The multiple images a milli-lens creates are spaced so narrowly that they are at the limit of our current telescopic sensitivity. Instead Vedantham’s team has adopted what he describes as “a new approach to finding and studying milli-lenses”. Instead of looking for multiply lensed images, they searched for signs of what they call “symmetric achromatic variability” – the symmetrical brightening and fading of radio emission from an object that is passing precisely behind the lens for about a year. Vedantham’s team suggest that the milli-lens magnified the light from two clumps of searingly hot plasma – one in 2009, the other in 2014 – that were moving along jets blasting out from PKS 1413+135’s central black hole.

Mystery magnifier

The real mystery is the identity of the object acting as the lens. A large star cluster could do the trick, although there are no obvious intervening foreground galaxies where such a cluster could reside, meaning it would have to be within a faint dwarf galaxy that has yet to be discovered. Alternatively, it could be an intermediate mass black hole, perhaps one that was made just after the Big Bang.

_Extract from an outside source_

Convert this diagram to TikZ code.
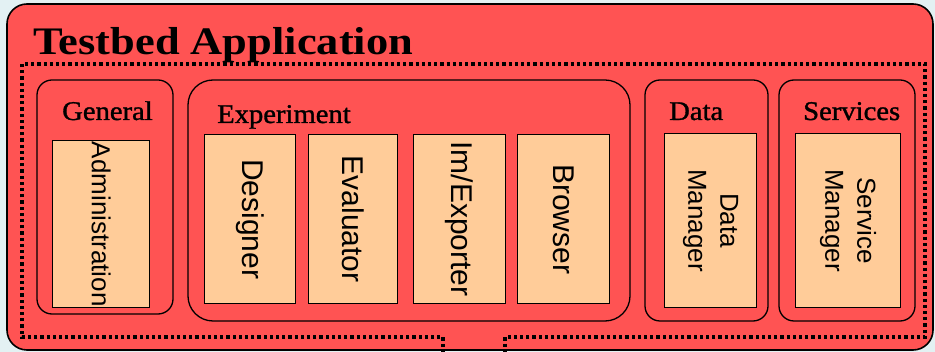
\documentclass[tikz,border=0pt]{standalone}
\usepackage{fontspec}
\newfontfamily\ttlfont[FakeStretch=1.14]{Liberation Serif}
\newfontfamily\lblfont[FakeStretch=1.06,FakeBold=1.2]{Liberation Serif}
\newfontfamily\sansfnt{Liberation Sans}
\definecolor{bgc}{HTML}{E3F1F3}
\definecolor{redc}{HTML}{FF5353}
\definecolor{peach}{HTML}{FFCC99}
\tikzset{
  grp/.style={draw=black, line width=1.3pt, fill=redc, rounded corners=#1},
  grp/.default=15pt,
  comp/.style={draw=black, line width=1.3pt, fill=peach, anchor=north west, inner sep=0pt},
  rot/.style={rotate=-90, inner sep=0pt, font=\sansfnt\fontsize{30}{34}\selectfont, align=center},
  rots/.style={rotate=-90, inner sep=0pt, font=\sansfnt\fontsize{26}{32}\selectfont, align=center},
  hdr/.style={anchor=base west, inner sep=0pt, font=\lblfont\fontsize{27}{30}\selectfont},
}
\begin{document}
\begin{tikzpicture}[x=1pt,y=-1pt]
\fill[bgc] (0,0) rectangle (935,352);
\clip (0,0) rectangle (935,352);
% outer application box
\draw[grp=20pt, line width=1.6pt] (7,4) rectangle (933,350);
\node[anchor=base west, inner sep=0pt, font=\ttlfont\bfseries\fontsize{39}{44}\selectfont] (title) at (33,55) {Testbed Application};
% dotted boundary
\coordinate (d1) at (443,353);
\coordinate (d2) at (505,353);
\draw[line width=3.2pt, dash pattern=on 3.2pt off 3pt] (d1) -- (443,337) -- (22,337) -- (22,64) -- (925,64) -- (925,337) -- (505,337) -- (d2);
% groups
\draw[grp] (37,80) rectangle (173,314);
\draw[grp=25pt] (188,80) rectangle (630,321);
\draw[grp] (645,80) rectangle (768,321);
\draw[grp] (779,80) rectangle (915,321);
\node[hdr] (gen) at (62,120) {General};
\node[hdr] (exp) at (217,123) {Experiment};
\node[hdr] (dat) at (669,120) {Data};
\node[hdr] (ser) at (803,120) {Services};
% components
\node[comp, minimum width=97pt, minimum height=167pt] (adm) at (52,140) {};
\node[comp, minimum width=91pt, minimum height=169pt] (des) at (204,134) {};
\node[comp, minimum width=89pt, minimum height=169pt] (eva) at (308,134) {};
\node[comp, minimum width=92pt, minimum height=169pt] (imx) at (413,134) {};
\node[comp, minimum width=92pt, minimum height=169pt] (bro) at (517,134) {};
\node[comp, minimum width=92pt, minimum height=174pt] (dm) at (664,133) {};
\node[comp, minimum width=105pt, minimum height=174pt] (sm) at (795,133) {};
\node[rots] (admt) at (adm.center) {Administration};
\node[rot] (dest) at (des.center) {Designer};
\node[rot] (evat) at (eva.center) {Evaluator};
\node[rot] (imxt) at (imx.center) {Im/Exporter};
\node[rot] (brot) at (bro.center) {Browser};
\node[rots] (dmt) at (dm.center) {Data\\Manager};
\node[rots] (smt) at (sm.center) {Service\\Manager};
\end{tikzpicture}
\end{document}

“A black hole always fits the bill,” says Vedantham. If it is a black hole, then it is possible it is a member of a large population of primordial black holes that wander alone through space and could account for a significant fraction of dark matter (see our earlier story).

Even if the lensing object is something more mundane like a star cluster, it could still be used to probe dark matter. “Different dark-matter theories make different predictions about structure formation in the universe,” says Vedantham. Therefore, the nature of dark matter can have repercussions for the relative numbers of clumps of matter at different scales, from galaxy clusters to individual galaxies to star clusters and giant molecular clouds. “By observing the abundance of galaxies of different mass we have put these theories to the test, but the lower mass range has always been out of reach,” he says.

To Vedantham’s mind, gravitational milli-lensing is the only “realistic” way of probing matter in this lower mass range, and if more milli-lenses can be discovered they could help define our models of dark matter. Already Vedantham believes his team has identified a second milli-lens, seen by the University of Michigan Radio Astronomy Observatory in the active galaxy AO 0235+164, which displayed variability in 1994 and 1999 across a wide range of wavelengths (hence the phenomenon being described as achromatic). It is hoped that sophisticated “very-long-baseline interferometry” (VLBI) techniques could soon have the resolution to detect the multiple images of milli-lenses and provide another way of discovering them.

The research is published in The Astrophysical Journal.